It's been a strange day with quite a few people being slightly bitchy to me. I was extra polite and friendly as a test to find out if I was being bitchy and they were being rude right back. No, I think everyone else was just in a bitchy mood today.
I took Oliver to the park tonight. The two very big and beautiful Rhodesian Ridge-backs were there. I don't care much for their owner ever since I watched him take his sweet time in calling them off a man who was in the park looking for his friend's pair of missing glasses. I will point out that the man being cornered was black and the big, fancy expensive dog owner was white (who today I saw was showing off his tazer to another Macho Man at the park). I couldn't help but feel that the Rhodesian owner was trying to make some kind of statement by letting his dogs frighteningly corner this man.

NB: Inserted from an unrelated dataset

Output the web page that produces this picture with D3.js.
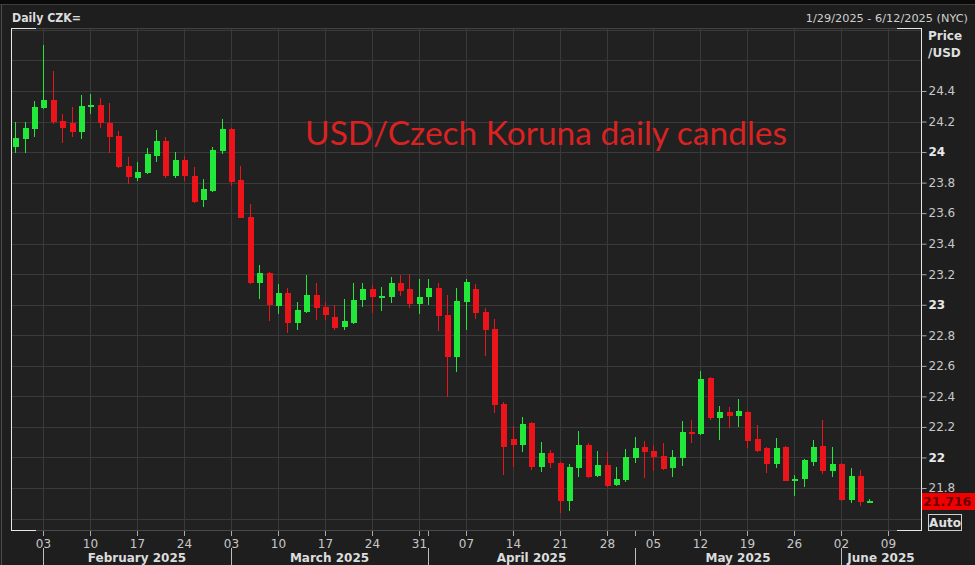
<!DOCTYPE html>
<html>
<head>
<meta charset="utf-8">
<script src="https://cdn.jsdelivr.net/npm/d3@7/dist/d3.min.js"></script>
<style>
  html, body { margin: 0; padding: 0; background: #1e1e1e; }
  svg { display: block; }
</style>
</head>
<body>
<svg id="chart" width="975" height="565"></svg>
<script>
// ---------------- DATA ----------------
const dates = [
  "2025-01-29","2025-01-30","2025-01-31",
  "2025-02-03","2025-02-04","2025-02-05","2025-02-06","2025-02-07",
  "2025-02-10","2025-02-11","2025-02-12","2025-02-13","2025-02-14",
  "2025-02-17","2025-02-18","2025-02-19","2025-02-20","2025-02-21",
  "2025-02-24","2025-02-25","2025-02-26","2025-02-27","2025-02-28",
  "2025-03-03","2025-03-04","2025-03-05","2025-03-06","2025-03-07",
  "2025-03-10","2025-03-11","2025-03-12","2025-03-13","2025-03-14",
  "2025-03-17","2025-03-18","2025-03-19","2025-03-20","2025-03-21",
  "2025-03-24","2025-03-25","2025-03-26","2025-03-27","2025-03-28",
  "2025-03-31","2025-04-01","2025-04-02","2025-04-03","2025-04-04",
  "2025-04-07","2025-04-08","2025-04-09","2025-04-10","2025-04-11",
  "2025-04-14","2025-04-15","2025-04-16","2025-04-17","2025-04-18",
  "2025-04-21","2025-04-22","2025-04-23","2025-04-24","2025-04-25",
  "2025-04-28","2025-04-29","2025-04-30","2025-05-01","2025-05-02",
  "2025-05-05","2025-05-06","2025-05-07","2025-05-08","2025-05-09",
  "2025-05-12","2025-05-13","2025-05-14","2025-05-15","2025-05-16",
  "2025-05-19","2025-05-20","2025-05-21","2025-05-22","2025-05-23",
  "2025-05-26","2025-05-27","2025-05-28","2025-05-29","2025-05-30",
  "2025-06-02","2025-06-03","2025-06-04","2025-06-05"
];
const openV = [
  24.033,24.086,24.151,
  24.289,24.341,24.204,24.190,24.131,
  24.295,24.308,24.190,24.105,23.909,
  23.830,23.863,23.974,24.073,23.843,
  23.948,23.843,23.686,23.745,24.007,
  24.151,23.817,23.575,23.143,23.208,
  22.992,23.077,22.881,22.953,23.064,
  22.985,22.920,22.854,22.881,23.031,
  23.103,23.051,23.051,23.143,23.103,
  23.005,23.051,23.110,22.933,22.658,
  23.018,23.103,22.953,22.841,22.350,
  22.121,22.082,22.226,21.938,22.029,
  21.964,21.715,21.931,22.082,21.879,
  21.951,21.820,21.853,21.997,22.069,
  22.042,22.010,21.931,21.997,22.167,
  22.154,22.520,22.259,22.298,22.272,
  22.298,22.121,22.062,21.957,22.069,
  21.846,21.859,21.970,22.075,21.911,
  21.957,21.722,21.879,21.704
];
const highV = [
  24.197,24.197,24.335,
  24.701,24.531,24.249,24.295,24.374,
  24.380,24.354,24.321,24.138,23.968,
  23.935,24.027,24.145,24.099,24.001,
  23.974,23.902,23.824,24.033,24.217,
  24.155,23.909,23.660,23.260,23.215,
  23.136,23.110,23.018,23.195,23.143,
  23.018,22.999,23.038,23.143,23.143,
  23.129,23.116,23.182,23.195,23.202,
  23.169,23.169,23.143,23.064,23.110,
  23.169,23.136,22.979,22.907,22.363,
  22.206,22.265,22.230,22.101,22.049,
  21.968,21.957,22.173,22.095,22.042,
  22.036,21.938,22.055,22.134,22.108,
  22.082,22.095,22.049,22.239,22.245,
  22.566,22.527,22.337,22.331,22.383,
  22.302,22.213,22.069,22.127,22.075,
  21.885,21.990,22.114,22.245,22.069,
  21.964,21.931,21.918,21.727
];
const lowV = [
  23.994,23.994,24.099,
  24.282,24.184,24.059,24.099,24.086,
  24.249,24.158,23.994,23.898,23.791,
  23.811,23.856,23.935,23.830,23.830,
  23.811,23.667,23.640,23.739,23.987,
  23.778,23.565,23.136,23.038,22.894,
  22.940,22.815,22.835,22.946,22.900,
  22.900,22.835,22.835,22.874,22.985,
  22.946,22.959,23.012,23.057,22.979,
  22.940,22.999,22.828,22.396,22.560,
  22.835,22.907,22.665,22.291,21.885,
  21.938,22.036,21.918,21.905,21.931,
  21.636,21.649,21.872,21.866,21.872,
  21.807,21.813,21.839,21.964,21.866,
  21.911,21.918,21.872,21.944,22.095,
  22.150,22.245,22.114,22.193,22.200,
  22.062,22.036,21.898,21.931,21.843,
  21.748,21.807,21.944,21.892,21.872,
  21.718,21.702,21.682,21.703
];
const closeV = [
  24.092,24.158,24.295,
  24.341,24.197,24.158,24.131,24.302,
  24.308,24.190,24.099,23.902,23.837,
  23.870,23.987,24.073,23.843,23.948,
  23.843,23.673,23.758,24.014,24.151,
  23.804,23.568,23.143,23.208,22.999,
  23.077,22.881,22.966,23.064,22.979,
  22.933,22.848,22.894,23.031,23.103,
  23.051,23.057,23.143,23.090,23.005,
  23.051,23.110,22.926,22.658,23.025,
  23.149,22.946,22.835,22.344,22.069,
  22.082,22.219,21.938,22.029,21.964,
  21.715,21.938,22.082,21.872,21.951,
  21.813,21.859,22.003,22.062,22.036,
  22.003,21.924,22.003,22.167,22.154,
  22.514,22.259,22.298,22.272,22.304,
  22.108,22.042,21.957,22.062,21.846,
  21.859,21.983,22.069,21.911,21.957,
  21.722,21.879,21.708,21.716
];
const lastPrice = 21.716;
const rangeStart = "2025-01-29", rangeEnd = "2025-06-12";
const weekTicks = ["2025-02-03","2025-02-10","2025-02-17","2025-02-24","2025-03-03","2025-03-10",
  "2025-03-17","2025-03-24","2025-03-31","2025-04-07","2025-04-14","2025-04-21","2025-04-28",
  "2025-05-05","2025-05-12","2025-05-19","2025-05-26","2025-06-02","2025-06-09"];
const weekTickLabels = ["03","10","17","24","03","10","17","24","31","07","14","21","28","05","12","19","26","02","09"];
const monthStarts = ["2025-02-03","2025-03-03","2025-04-01","2025-05-01","2025-06-02"];
const monthLabels = ["February 2025","March 2025","April 2025","May 2025","June 2025"];
const priceTicks = [21.8,22,22.2,22.4,22.6,22.8,23,23.2,23.4,23.6,23.8,24,24.2,24.4];
const priceGrid = [21.6,21.8,22,22.2,22.4,22.6,22.8,23,23.2,23.4,23.6,23.8,24,24.2,24.4,24.6,24.8];
const titleText = "Daily CZK=";
const rangeText = "1/29/2025 - 6/12/2025 (NYC)";
const headline = "USD/Czech Koruna daily candles";

// ---------------- LAYOUT ----------------
const W = 975, H = 565;
const P = {left: 11, right: 921, top: 28, bottom: 530};
const GREEN = "#22e83a", RED = "#ec141b";
const GRID = "#3a3a3a";
const AXF = "DejaVu Sans, Verdana, sans-serif";

const svg = d3.select("#chart");
svg.append("rect").attr("width", W).attr("height", H).attr("fill", "#1e1e1e");
svg.append("rect").attr("width", W).attr("height", 4).attr("fill", "#0a0a0a");
svg.append("line").attr("x1", 1.5).attr("x2", 1.5).attr("y1", 4).attr("y2", H).attr("stroke", "#4d4d4d");
svg.append("line").attr("x1", 0).attr("x2", W).attr("y1", 4.5).attr("y2", 4.5).attr("stroke", "#3d3d3d");

// x domain: all weekdays in the range
const parse = d3.utcParse("%Y-%m-%d");
const fmt = d3.utcFormat("%Y-%m-%d");
const allDays = d3.utcDay.range(parse(rangeStart), d3.utcDay.offset(parse(rangeEnd), 1))
  .filter(d => d.getUTCDay() !== 0 && d.getUTCDay() !== 6).map(fmt);

const x = d3.scaleBand().domain(allDays).range([10.5, P.right]).padding(0);
const cx = d => Math.round(x(d) + x.bandwidth() / 2);
const y = d3.scaleLinear().domain([21.8, 24.4]).range([488, 91]);

// plot background
svg.append("rect").attr("x", P.left).attr("y", P.top).attr("width", P.right - P.left).attr("height", P.bottom - P.top)
  .attr("fill", "#212121");

// gridlines
const g = svg.append("g").attr("shape-rendering", "crispEdges");
g.selectAll(".hg").data(priceGrid).join("line")
  .attr("x1", P.left).attr("x2", P.right)
  .attr("y1", d => Math.round(y(d)) + 0.5).attr("y2", d => Math.round(y(d)) + 0.5)
  .attr("stroke", GRID);
g.selectAll(".vg").data(weekTicks).join("line")
  .attr("x1", d => cx(d) + 0.5).attr("x2", d => cx(d) + 0.5)
  .attr("y1", P.top).attr("y2", P.bottom)
  .attr("stroke", GRID);

// frame
const fr = svg.append("g").attr("shape-rendering", "crispEdges").attr("fill", "none");
fr.append("line").attr("x1", P.left).attr("x2", P.right).attr("y1", P.top + 0.5).attr("y2", P.top + 0.5).attr("stroke", "#444");
fr.append("line").attr("x1", P.left).attr("x2", P.right).attr("y1", P.bottom + 0.5).attr("y2", P.bottom + 0.5).attr("stroke", "#4a4a4a");
const WH = "#e6e6e6";
fr.append("line").attr("x1", P.left + 0.5).attr("x2", P.left + 0.5).attr("y1", P.top).attr("y2", P.bottom + 1).attr("stroke", WH);
fr.append("line").attr("x1", P.right + 0.5).attr("x2", P.right + 0.5).attr("y1", P.top).attr("y2", P.bottom + 1).attr("stroke", WH);
[[P.left, P.left + 24, P.top], [P.left, P.left + 24, P.bottom], [P.right - 24, P.right, P.top], [P.right - 24, P.right, P.bottom]]
  .forEach(([a, b, yy]) => fr.append("line").attr("x1", a).attr("x2", b + 1).attr("y1", yy + 0.5).attr("y2", yy + 0.5).attr("stroke", WH));

// candles
const candles = dates.map((d, i) => ({d, o: openV[i], h: highV[i], l: lowV[i], c: closeV[i]}));
const cg = svg.append("g").attr("shape-rendering", "crispEdges");
cg.selectAll(".wick").data(candles).join("line")
  .attr("x1", d => cx(d.d) + 0.5).attr("x2", d => cx(d.d) + 0.5)
  .attr("y1", d => y(d.h)).attr("y2", d => y(d.l))
  .attr("stroke", d => d.c >= d.o ? GREEN : RED).attr("stroke-width", 1.2);
cg.selectAll(".body").data(candles).join("rect")
  .attr("x", d => cx(d.d) - 2.5).attr("width", 6)
  .attr("y", d => y(Math.max(d.o, d.c)))
  .attr("height", d => Math.max(1.5, Math.abs(y(d.o) - y(d.c))))
  .attr("fill", d => d.c >= d.o ? GREEN : RED);

// y axis (right)
const yAxis = d3.axisRight(y).tickValues(priceTicks).tickSize(5).tickPadding(2)
  .tickFormat(d => d3.format("~g")(d));
const ya = svg.append("g").attr("transform", `translate(${P.right + 0.5},0)`).call(yAxis);
ya.select(".domain").remove();
ya.selectAll(".tick line").attr("stroke", "#aaa");
ya.selectAll(".tick text").attr("font-family", AXF).attr("font-size", 12)
  .attr("font-weight", d => Number.isInteger(d) ? "bold" : "normal")
  .attr("fill", d => Number.isInteger(d) ? "#e8e8e8" : "#c8c8c8");

svg.append("text").attr("x", 928).attr("y", 40).text("Price")
  .attr("fill", "#dedede").attr("font-family", AXF).attr("font-size", 12).attr("font-weight", "bold");
svg.append("text").attr("x", 928).attr("y", 57).text("/USD")
  .attr("fill", "#dedede").attr("font-family", AXF).attr("font-size", 12).attr("font-weight", "bold");

// last price tag
const ly = y(lastPrice);
svg.append("rect").attr("x", P.right + 1).attr("y", Math.round(ly) - 8).attr("width", W - P.right - 1).attr("height", 17)
  .attr("fill", "#f00000");
svg.append("text").attr("x", 923).attr("y", Math.round(ly) + 5).text(d3.format(".3f")(lastPrice))
  .attr("fill", "#6a0000").attr("font-family", AXF).attr("font-size", 12.5).attr("font-weight", "bold");

// Auto box
svg.append("rect").attr("x", 928.5).attr("y", 514.5).attr("width", 33).attr("height", 16)
  .attr("fill", "none").attr("stroke", "#d0d0d0");
svg.append("text").attr("x", 945).attr("y", 527).attr("text-anchor", "middle").text("Auto")
  .attr("fill", "#e0e0e0").attr("font-family", AXF).attr("font-size", 12).attr("font-weight", "bold");

// x axis (bottom)
const labelMap = new Map(weekTicks.map((d, i) => [d, weekTickLabels[i]]));
const xTickVals = Array.from(new Set([...weekTicks, ...monthStarts]));
const xAxis = d3.axisBottom(x).tickValues(xTickVals).tickSize(5).tickPadding(3)
  .tickFormat(d => labelMap.get(d) || "");
const xa = svg.append("g").attr("transform", `translate(0,${P.bottom + 1})`).call(xAxis);
xa.select(".domain").remove();
xa.selectAll(".tick").attr("transform", d => `translate(${cx(d) + 0.5},0)`);
xa.selectAll(".tick line").attr("stroke", "#aaa");
xa.selectAll(".tick text").attr("fill", "#c8c8c8").attr("font-family", AXF).attr("font-size", 12);

// month separators & labels
const msx = monthStarts.map(cx);
svg.append("g").attr("shape-rendering", "crispEdges").selectAll("line").data(monthStarts).join("line")
  .attr("x1", d => cx(d) + 0.5).attr("x2", d => cx(d) + 0.5).attr("y1", 548).attr("y2", H)
  .attr("stroke", "#bdbdbd");
svg.append("g").selectAll("text").data(monthLabels).join("text")
  .attr("x", (d, i) => ((msx[i]) + (i + 1 < msx.length ? msx[i + 1] : P.right)) / 2)
  .attr("y", 562).attr("text-anchor", "middle").text(d => d)
  .attr("fill", "#dcdcdc").attr("font-family", AXF).attr("font-size", 12).attr("font-weight", "bold");

// header texts
svg.append("text").attr("x", 12).attr("y", 22).text(titleText)
  .attr("fill", "#dcdcdc").attr("font-family", AXF).attr("font-size", 12.5).attr("font-weight", "bold")
  .attr("textLength", 69).attr("lengthAdjust", "spacingAndGlyphs");
svg.append("text").attr("x", 968).attr("y", 22).attr("text-anchor", "end").text(rangeText)
  .attr("fill", "#d0d0d0").attr("font-family", AXF).attr("font-size", 11.3);

// headline
svg.append("text").attr("x", 305).attr("y", 145).text(headline)
  .attr("fill", "#d92222").attr("font-family", "Lato, 'Open Sans', sans-serif").attr("font-size", 32)
  .attr("textLength", 482).attr("lengthAdjust", "spacingAndGlyphs");
</script>
</body>
</html>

The Macho Man looking at the tazer roughhoused with his dog and the ridge-backs. His dog was a very nice, rather large dog and he was having fun roughhousing with his owner and the other dogs. Oliver is a bit of a wimp. When he heard the others playing, he went over and barked from a safe distance.
I'm not sure what that means. I don't know if he's yelling, "Hey, keep it down over there!", or something more like, "I wanna wrestle too, but I'm afraid I might break a nail!"
Macho Man turned to Oliver, "Hey, you want in, little guy? You wanna play?" He then approaches my dog. My dog which clearly does not want to participate as he is keeping his distance from the fray. The man, who had been physically shoving the other dogs about (which is fine cause they pups dug it) gives Oliver a slight shove on his shoulder. Oliver lets him know with an aggressive bark that he doesn't like that so much.
Macho Man is unimpressed and when Oliver approaches Macho Man's dog to say hello, Macho Man says, "Hey Digger (or whatever asshole's dog was called), Oliver wants to play. Give him a good punch to the side of the face!"
Digger continues playing with the others dogs and Oliver proceeds to do his usual humping thing. As advised by Paul the dog whisperer, I don't involve myself when Oliver does this. The dogs will work it out and they will let Oliver know when he is annoying them.
Since Oliver doesn't actually touch the other dogs when he's doing his pelvic thrusts, the dogs often don't even notice him there. Once he does this quite a few times and no dogs have barked him or nipped at him to stop, I step in and start telling him to quit it. It's annoying, watching him work on his six-pack in public like that.
I didn't get to that point this evening. "Is your dog fixed?" asks Macho Man. I tell him yes, he is fixed and I was told to leave him be when he does that. That the dogs would work it out. I will point out now that Oliver only does this at the park.
"Yeah, that's not right," he says, "Y'know, that's not a very good way for the dogs to get to know each other. You know, it's just not right socialization." he says. Right, because sniffing ASS is so much more dignified. It's at this point that he attempts, again, to roughhouse with my dog. The dog who just made it clear that he does not want to be messed with. Only this time, the idiot PULLS HIS TAIL! When Oliver turns and give him another aggressive growl, the guy says, "Whoa, chill out. See, that's not right!"
He goes on to tell me that he and his wife have talked to their dog since he was a puppy (this feels to me like he's implying I have been ignoring my dog for years), and now that he's older, people say he has such a great personality and he wonders if he'd have that personality if they hadn't talked to him so much, "You know I don't know what he'd be like if we hadn't socialized him properly." Oliver attempts to hump his dog, his dog tells him no, "Yeah, good job, Digger, see, he's not having any of that. That's not right."
It's at this point that I casually start to walk back to the entrance of the dog park, a good fifty yards away, to leave. When I turn and see that Oliver is still chillin' at the other end where all the dogs and their owners are sitting, I call him with one whistle.
At which point, my untrained, un-socialized "not right" dog lifts his head, sees me, and with zero hesitation, B-lines straight to me.